Neal thinks Shorter is more concerned about education and what its students can afford. The financial aid department visits classes and has an orientation about student loan debt, where faculty counsel students about taking out more than they can afford, he said.
This is not always the case, though.
Jeremy Williams, a 2013 Philander Smith College graduate, is frustrated by how his debt blossomed while he was in school. Williams had a scholarship from Philander Smith as well as the Arkansas Challenge scholarship and thought he would have had enough to pay his student account balance and have money for his books. However, he had to take out student loans just to pay for textbooks, he said.
“It wasn’t a lot at first,” said Williams, who has debt of about $6,500. “More debt came when I started getting my master’s. Which is what I’m in now, because the more education you get the more money you have to take out to go.”
This is not an uncommon problem among historically black colleges and universities, Philander Smith graduate Tarai Rolle noticed.
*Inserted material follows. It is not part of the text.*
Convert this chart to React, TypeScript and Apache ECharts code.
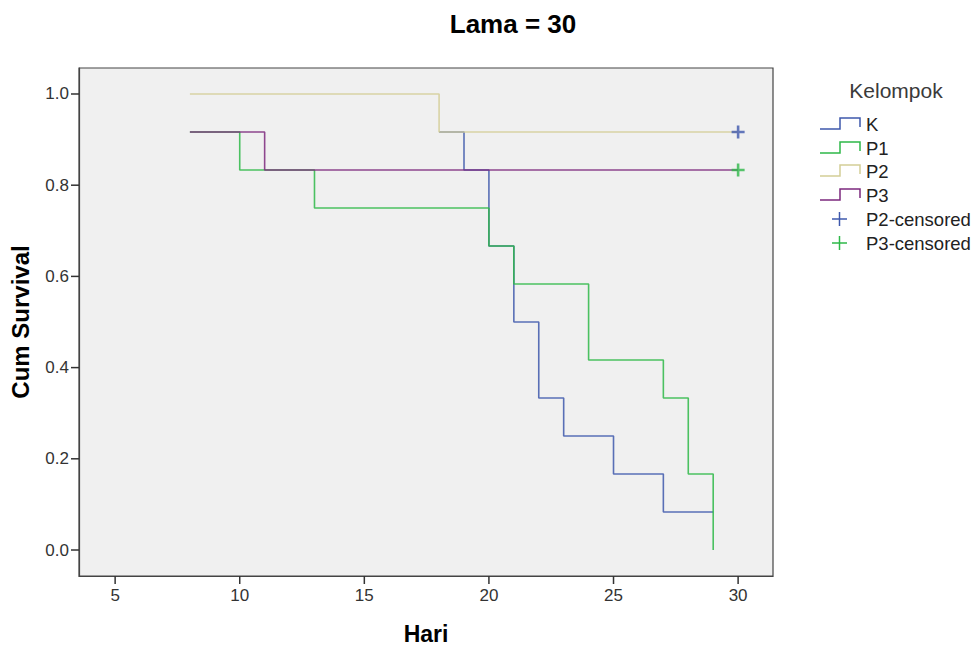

Many of his peers who attended historically black schools have come across the same issue with financial aid offices not educating students on how to properly apply, obtain and spend student loans, he said.
“I think it is just overwhelming for them so they have to do their job as efficiently as they can and sometimes it’s just not done the best way,” Rolle said. “They just make sure they get the job done.”
One way to decrease the amount of debt for all college students is for lawmakers to reshape federal student aid policies and programs to help students secure more resources, according to the UNCF report.
Cook, the former UAPB student, thinks there should be more investment into education and historically black colleges and universities to make sure they stay open, she said. Campus leaders need to find alternative student housing that is more affordable to reduce tuition costs, she said.
“Every level has to have people committed to working to make sure HBCUs are really, really protected and valued as they should be,” Cook said, “because they are really special spaces that have kept us going for a long time.”